◆ Problem details ◆
Take each line containing "page" and report it exactly as written.
-- Begin Given material --
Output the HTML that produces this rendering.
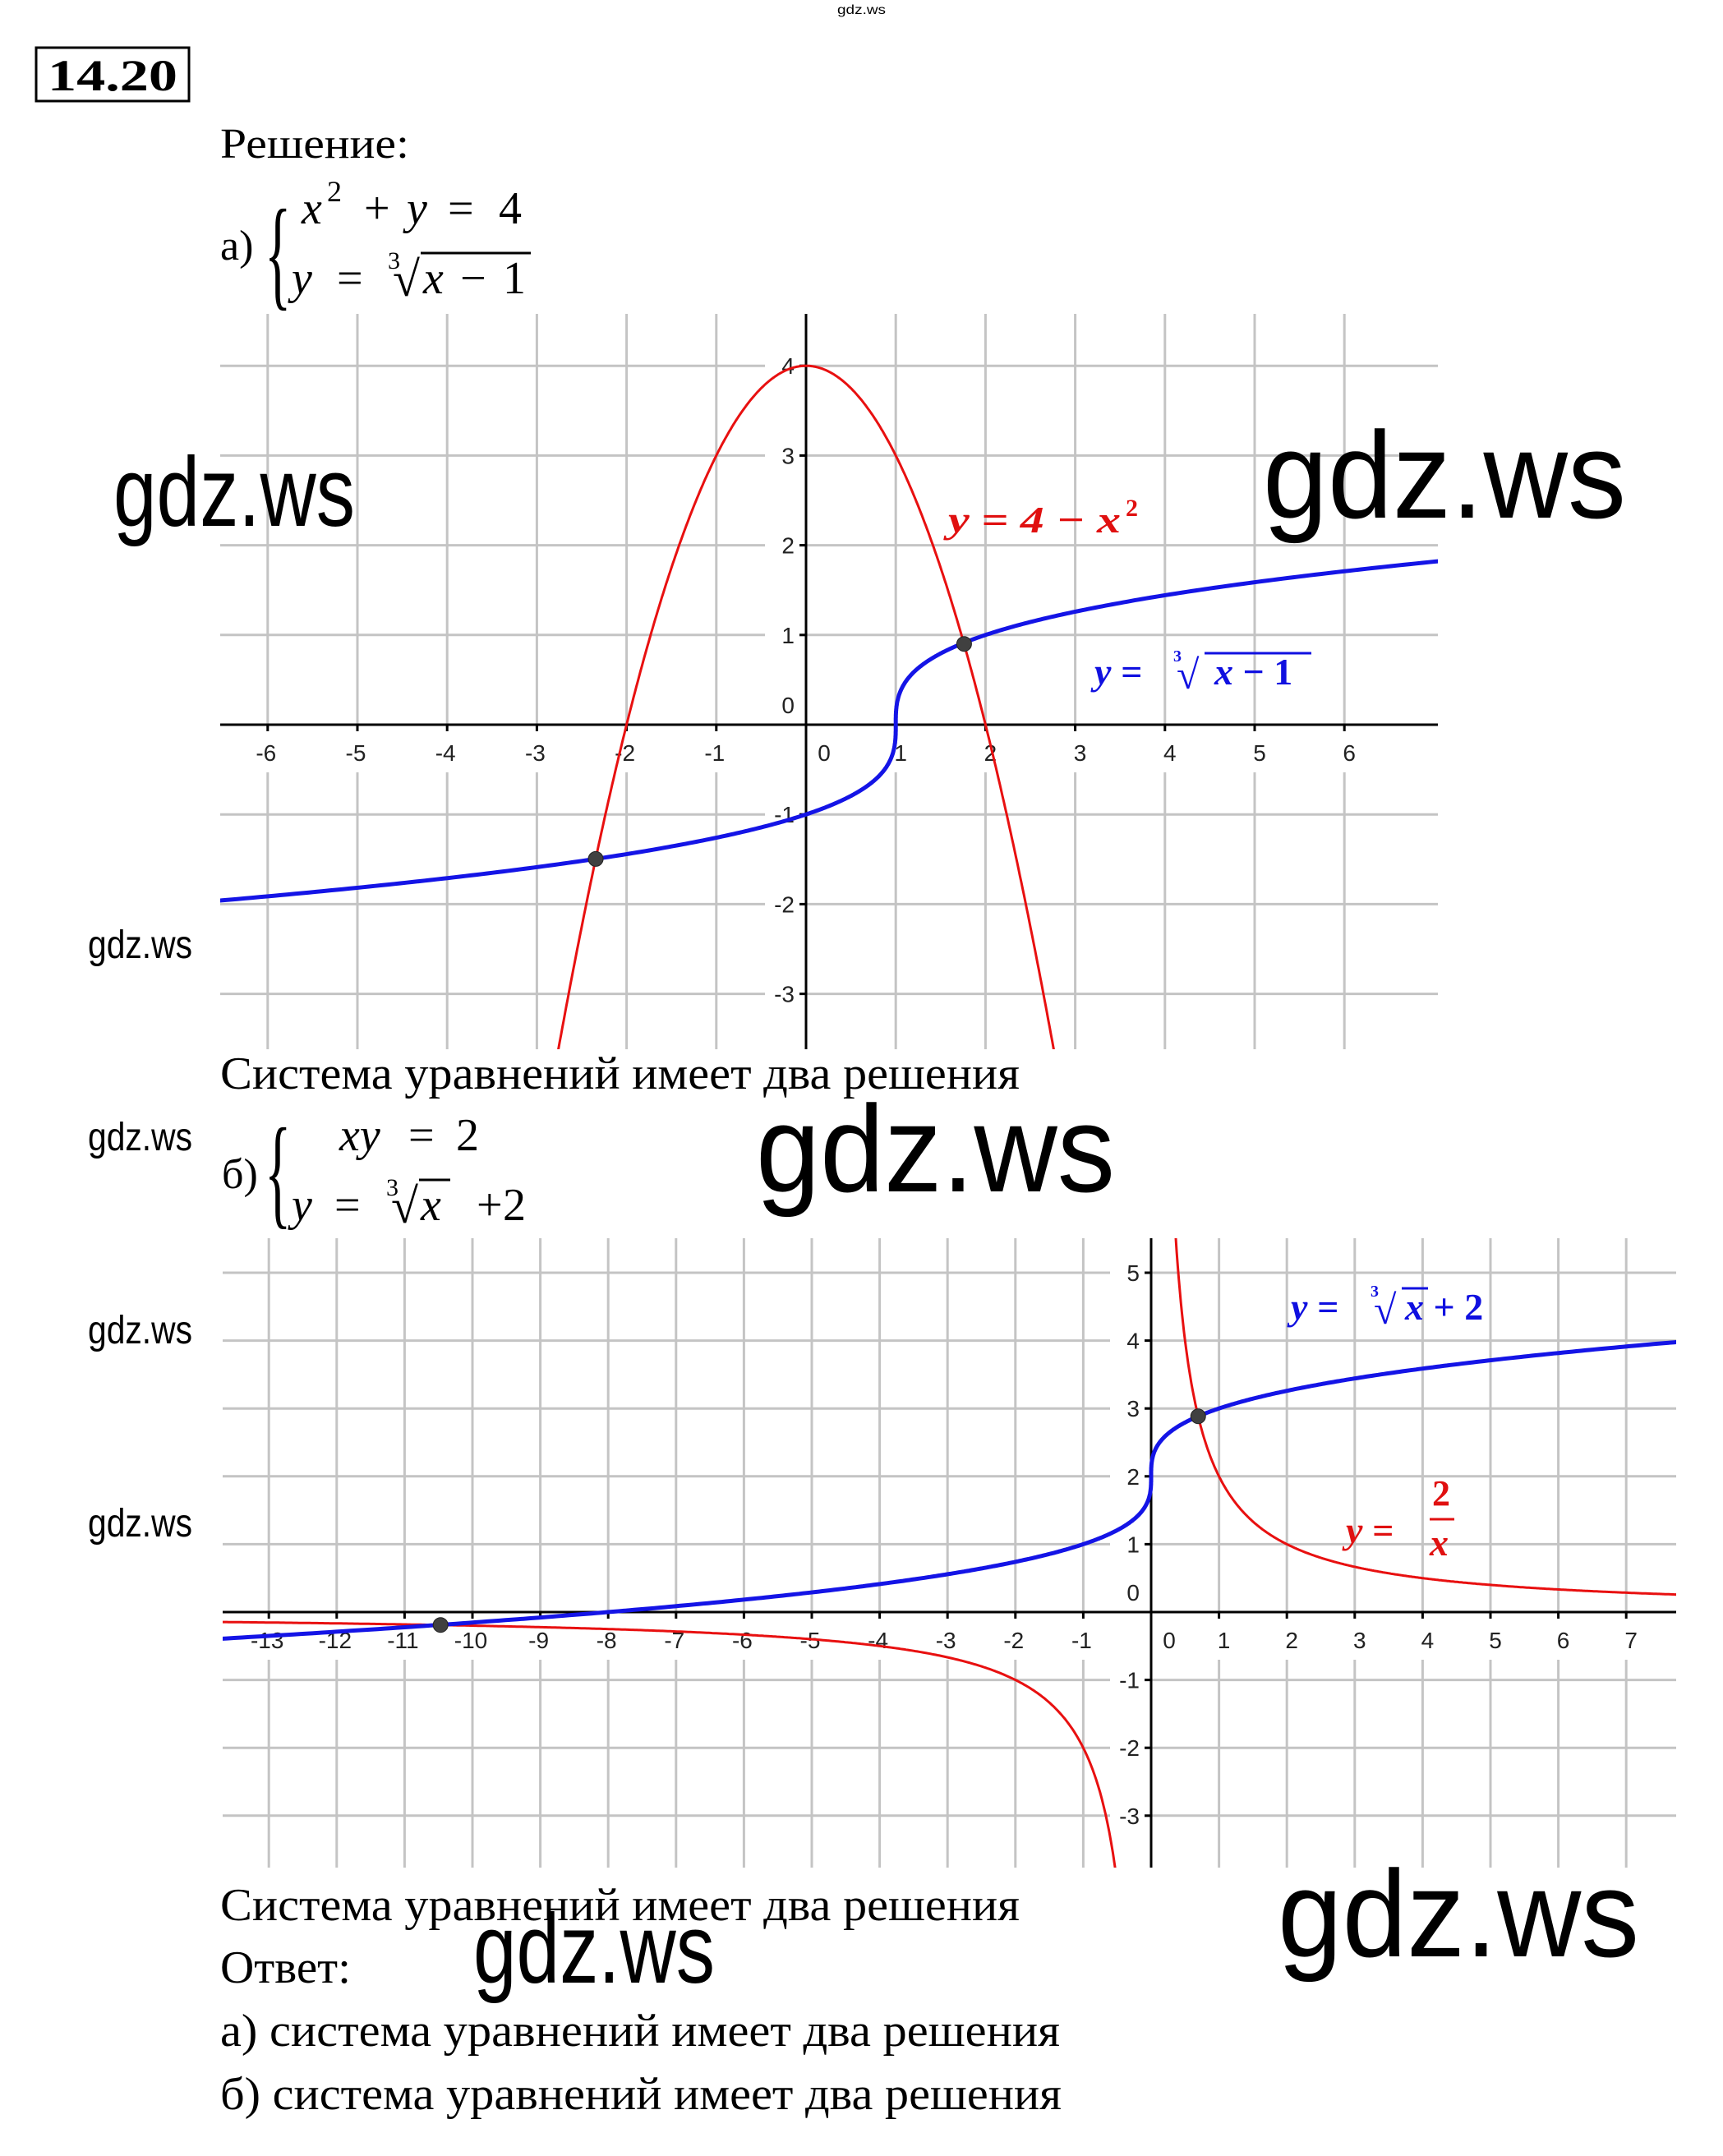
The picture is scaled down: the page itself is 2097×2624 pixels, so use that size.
<!DOCTYPE html>
<html><head><meta charset="utf-8"><style>
html,body{margin:0;padding:0;background:#fff}
svg{display:block}
.serif{font-family:"Liberation Serif","DejaVu Serif",serif}
.sans{font-family:"Liberation Sans","DejaVu Sans",sans-serif}
.tick{font-family:"Liberation Sans",sans-serif;font-size:28px;fill:#222}
.wm{font-family:"Liberation Sans",sans-serif;fill:#000}
</style></head><body>
<svg id="page" width="2097" height="2624" viewBox="0 0 2097 2624" xmlns="http://www.w3.org/2000/svg">
<rect width="2097" height="2624" fill="#fff"/>
<text class="wm" x="1019" y="17" font-size="16" fill="#6670b0" textLength="59" lengthAdjust="spacingAndGlyphs">gdz.ws</text>
<g>
<rect x="44" y="58" width="186" height="65" fill="none" stroke="#000" stroke-width="3"/>
<text class="serif" x="58" y="110" font-size="54" font-weight="bold" textLength="158" lengthAdjust="spacingAndGlyphs">14.20</text>
</g>
<text class="serif" x="268" y="192" font-size="52" textLength="230" lengthAdjust="spacingAndGlyphs">Решение:</text>
<g class="serif" font-size="56">
<text x="268" y="316" font-size="52">а)</text>
<text x="322" y="358" font-size="150" transform="translate(322 0) scale(0.45 1) translate(-322 0)">{</text>
<text x="367" y="272" font-style="italic">x</text>
<text x="398" y="245" font-size="36">2</text>
<text x="443" y="272">+</text>
<text x="495" y="272" font-style="italic">y</text>
<text x="545" y="272">=</text>
<text x="607" y="272">4</text>
<text x="355" y="357" font-style="italic">y</text>
<text x="410" y="357">=</text>
<text x="472" y="327" font-size="30">3</text>
<text x="478" y="360" font-size="60">√</text>
<line x1="512" y1="308" x2="646" y2="308" stroke="#000" stroke-width="3"/>
<text x="515" y="357" font-style="italic">x</text>
<text x="560" y="357">−</text>
<text x="612" y="357">1</text>
</g>
<text class="serif" x="268" y="1325" font-size="56" textLength="973" lengthAdjust="spacingAndGlyphs">Система уравнений имеет два решения</text>
<g class="serif" font-size="56">
<text x="270" y="1446" font-size="52">б)</text>
<text x="322" y="1476" font-size="150" transform="translate(322 0) scale(0.45 1) translate(-322 0)">{</text>
<text x="413" y="1400" font-style="italic">xy</text>
<text x="497" y="1400">=</text>
<text x="555" y="1400">2</text>
<text x="355" y="1485" font-style="italic">y</text>
<text x="407" y="1485">=</text>
<text x="470" y="1455" font-size="30">3</text>
<text x="476" y="1488" font-size="60">√</text>
<line x1="510" y1="1436" x2="548" y2="1436" stroke="#000" stroke-width="3"/>
<text x="512" y="1485" font-style="italic">x</text>
<text x="580" y="1485">+</text>
<text x="612" y="1485">2</text>
</g>
<g id="chart1"></g>
<g id="chart2"></g>
<g class="serif" font-weight="bold" font-style="italic">
<text x="1154" y="648" font-size="46" fill="#e01010" textLength="210" lengthAdjust="spacingAndGlyphs">y = 4 − x</text>
<text x="1370" y="628" font-size="30" fill="#e01010" font-style="normal">2</text>
<g fill="#1010e0">
<text x="1332" y="833" font-size="46">y =</text>
<text x="1428" y="805" font-size="20" font-style="normal">3</text>
<text x="1432" y="838" font-size="50" font-style="normal">√</text>
<line x1="1466" y1="795" x2="1596" y2="795" stroke="#1010e0" stroke-width="3"/>
<text x="1478" y="833" font-size="46">x <tspan font-style="normal">− 1</tspan></text>
</g>
</g>
<g class="serif" font-weight="bold" font-style="italic">
<g fill="#1010e0">
<text x="1571" y="1606" font-size="46">y =</text>
<text x="1668" y="1578" font-size="20" font-style="normal">3</text>
<text x="1672" y="1611" font-size="50" font-style="normal">√</text>
<line x1="1706" y1="1568" x2="1738" y2="1568" stroke="#1010e0" stroke-width="3"/>
<text x="1710" y="1606" font-size="46">x <tspan font-style="normal">+ 2</tspan></text>
</g>
<g fill="#e01010">
<text x="1638" y="1878" font-size="46">y =</text>
<text x="1743" y="1832" font-size="44" font-style="normal">2</text>
<line x1="1740" y1="1849" x2="1770" y2="1849" stroke="#e01010" stroke-width="3"/>
<text x="1740" y="1893" font-size="46">x</text>
</g>
</g>
<text class="serif" x="268" y="2337" font-size="56" textLength="973" lengthAdjust="spacingAndGlyphs">Система уравнений имеет два решения</text>
<text class="serif" x="268" y="2413" font-size="56" textLength="159" lengthAdjust="spacingAndGlyphs">Ответ:</text>
<text class="serif" x="268" y="2490" font-size="56" textLength="1022" lengthAdjust="spacingAndGlyphs">а) система уравнений имеет два решения</text>
<text class="serif" x="268" y="2567" font-size="56" textLength="1024" lengthAdjust="spacingAndGlyphs">б) система уравнений имеет два решения</text>
<g>
<text class="wm" x="138" y="640" font-size="120" textLength="294" lengthAdjust="spacingAndGlyphs">gdz.ws</text>
<text class="wm" x="1537" y="630" font-size="150" textLength="442" lengthAdjust="spacingAndGlyphs">gdz.ws</text>
<text class="wm" x="107" y="1166" font-size="48" textLength="127" lengthAdjust="spacingAndGlyphs">gdz.ws</text>
<text class="wm" x="107" y="1400" font-size="48" textLength="127" lengthAdjust="spacingAndGlyphs">gdz.ws</text>
<text class="wm" x="920" y="1450" font-size="150" textLength="437" lengthAdjust="spacingAndGlyphs">gdz.ws</text>
<text class="wm" x="107" y="1635" font-size="48" textLength="127" lengthAdjust="spacingAndGlyphs">gdz.ws</text>
<text class="wm" x="107" y="1870" font-size="48" textLength="127" lengthAdjust="spacingAndGlyphs">gdz.ws</text>
<text class="wm" x="1555" y="2381" font-size="150" textLength="440" lengthAdjust="spacingAndGlyphs">gdz.ws</text>
<text class="wm" x="576" y="2413" font-size="120" textLength="294" lengthAdjust="spacingAndGlyphs">gdz.ws</text>
</g>
</svg>
<script>
// Chart A data
const c1XTicks = [-6,-5,-4,-3,-2,-1,1,2,3,4,5,6];
const c1YTicks = [-3,-2,-1,1,2,3,4];
const c1Points = [[1.762,0.90],[-2.344,-1.496]];
const c1ParabolaA = 4; // y = 4 - x^2
const c1RootShift = 1; // y = cbrt(x - 1)
// Chart B data
const c2XTicks = [-13,-12,-11,-10,-9,-8,-7,-6,-5,-4,-3,-2,-1,1,2,3,4,5,6,7];
const c2YTicks = [-3,-2,-1,1,2,3,4,5];
const c2Points = [[0.693,2.885],[-10.47,-0.19]];
const c2K = 2;      // y = 2/x
const c2Shift = 2;  // y = cbrt(x) + 2

const NS='http://www.w3.org/2000/svg';
function mk(tag, attrs, parent){const e=document.createElementNS(NS,tag);for(const k in attrs)e.setAttribute(k,attrs[k]);parent.appendChild(e);return e;}

function chart(g, cfg){
  const sx=x=>cfg.ox+x*cfg.u, sy=y=>cfg.oy-y*cfg.u;
  const clipId=cfg.id+'clip';
  const defs=mk('defs',{},g);
  const cp=mk('clipPath',{id:clipId},defs);
  mk('rect',{x:cfg.L,y:cfg.T,width:cfg.R-cfg.L,height:cfg.B-cfg.T},cp);
  const grid=mk('g',{},g);
  
  
  cfg.xt.forEach(v=>{mk('line',{x1:sx(v),x2:sx(v),y1:cfg.T,y2:cfg.B,stroke:'#c4c4c4','stroke-width':3},grid);});
  cfg.yt.forEach(v=>{mk('line',{x1:cfg.L,x2:cfg.R,y1:sy(v),y2:sy(v),stroke:'#c4c4c4','stroke-width':3},grid);});
  mk('rect',{x:cfg.L,y:cfg.oy+4,width:cfg.R-cfg.L,height:54,fill:'#fff'},g);
  cfg.yt.forEach(v=>{mk('rect',{x:cfg.ox-50,y:sy(v)-20,width:42,height:40,fill:'#fff'},g);});
  mk('rect',{x:cfg.ox-50,y:cfg.oy-52,width:42,height:44,fill:'#fff'},g);
  const ax=mk('line',{x1:cfg.L,x2:cfg.R,y1:cfg.oy,y2:cfg.oy,stroke:'#000','stroke-width':3},g);
  
  
  const ay=mk('line',{x1:cfg.ox,x2:cfg.ox,y1:cfg.T,y2:cfg.B,stroke:'#000','stroke-width':3},g);
  
  
  cfg.xt.forEach(v=>{
    mk('line',{x1:sx(v),x2:sx(v),y1:cfg.oy,y2:cfg.oy+8,stroke:'#000','stroke-width':3},g);
    const t=mk('text',{x:sx(v)+(v>0?6:-2),y:cfg.oy+44,'text-anchor':'middle',class:'tick'},g);
    
    
    t.textContent=(v<0?'-':'')+Math.abs(v);
  });
  cfg.yt.forEach(v=>{
    mk('line',{x1:cfg.ox-8,x2:cfg.ox,y1:sy(v),y2:sy(v),stroke:'#000','stroke-width':3},g);
    const t=mk('text',{x:cfg.ox-14,y:sy(v)+10,'text-anchor':'end',class:'tick'},g);
    
    
    t.textContent=(v<0?'-':'')+Math.abs(v);
  });
  let t0=mk('text',{x:cfg.ox-14,y:cfg.oy-14,'text-anchor':'end',class:'tick'},g);
  
  
  t0.textContent='0';
  let t1=mk('text',{x:cfg.ox+22,y:cfg.oy+44,'text-anchor':'middle',class:'tick'},g);
  
  
  t1.textContent='0';
  const curves=mk('g',{'clip-path':'url(#'+clipId+')'},g);
  cfg.curves.forEach(c=>{
    let d='';
    c.pts.forEach((p,i)=>{d+=(i?'L':'M')+sx(p[0]).toFixed(1)+' '+sy(p[1]).toFixed(1);});
    const p=mk('path',{d:d,fill:'none',stroke:c.color,'stroke-width':c.w},curves);
    
    
  });
  cfg.pts.forEach(pt=>{
    const c=mk('circle',{cx:sx(pt[0]),cy:sy(pt[1]),r:9,fill:'#404040',stroke:'#222','stroke-width':1},g);
    
    
  });
}
function sample(f,a,b,n){const r=[];for(let i=0;i<=n;i++){const t=a+(b-a)*i/n;r.push(f(t));}return r;}

chart(document.getElementById('chart1'),{id:'c1',ox:981,oy:882,u:109.2,L:268,R:1750,T:382,B:1277,
  xt:c1XTicks,yt:c1YTicks,pts:c1Points,
  curves:[
    {name:'parabola-curve',color:'#e81010',w:3,pts:sample(x=>[x,c1ParabolaA-x*x],-3,3,400)},
    {name:'cuberoot-curve',color:'#1414e6',w:5,pts:sample(t=>[c1RootShift+t*t*t,t],-2.2,2.2,600)}
  ]});
chart(document.getElementById('chart2'),{id:'c2',ox:1401,oy:1962,u:82.6,L:271,R:2040,T:1507,B:2273,
  xt:c2XTicks,yt:c2YTicks,pts:c2Points,
  curves:[
    {name:'hyperbola-right',color:'#e81010',w:3,pts:sample(x=>[x,c2K/x],0.3,8,500)},
    {name:'hyperbola-left',color:'#e81010',w:3,pts:sample(x=>[x,c2K/x],-14,-0.4,500)},
    {name:'cuberoot-plus-2-curve',color:'#1414e6',w:5,pts:sample(t=>[t*t*t,t+c2Shift],-2.5,2.1,700)}
  ]});
</script>
</body></html>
-- End Given material --
◆ Answer in full ◆
The picture is scaled down: the page itself is 2097×2624 pixels, so use that size.
<svg id="page" width="2097" height="2624" viewBox="0 0 2097 2624" xmlns="http://www.w3.org/2000/svg">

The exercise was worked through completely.